The
best performance for reading data into memory on the SAS LASR Analytic Server
occurs when the server is co-located with the distributed data and
the data is distributed evenly. The OLIPHANT procedure distributes
the data such that parallel read performance by the SAS LASR Analytic Server
is maximized. In addition, the distribution also ensures an even workload
for query activity performed by the SAS LASR Analytic Server.
In order to produce
an even distribution of data, it is important to understand that Hadoop
stores data in blocks and that any block that contains data occupies
the full size of the block on disk. The default block size is 32 megabytes
and blocks are padded to reach the block size after the data is written.

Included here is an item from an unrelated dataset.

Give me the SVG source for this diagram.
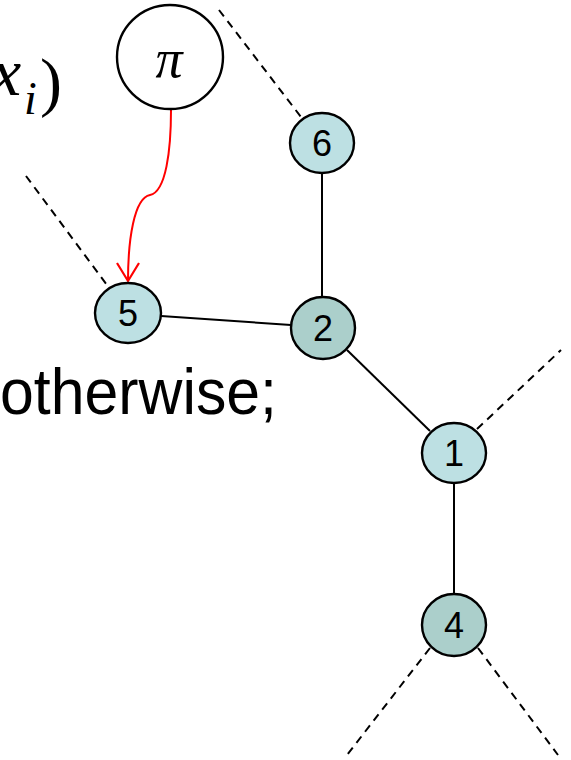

The data is distributed among the machines in the cluster in round-robin
fashion. In order to maximize disk space, you can specify a block
size that minimizes the padding.
It is important to know
the size of the input data set such as the row count and the length
of a row. This information, along with the number of machines in the
cluster, can be used to set a block size that distributes the blocks
evenly on the machines in the cluster and uses the space in the blocks
efficiently.
For example, if the input data set is approximately 25 million rows with a row length
of 1300 bytes, then the data set is approximately 30 gigabytes. If the hardware is
a cluster of 16 machines, and 15 machines are used to provide HDFS storage, then storing
2 gigabytes on each machine is optimal. In this case, a BLOCKSIZE=
setting of 32 megabytes or 64 megabytes would fill the overwhelming majority of blocks
with data and reduce the space that is wasted by padding.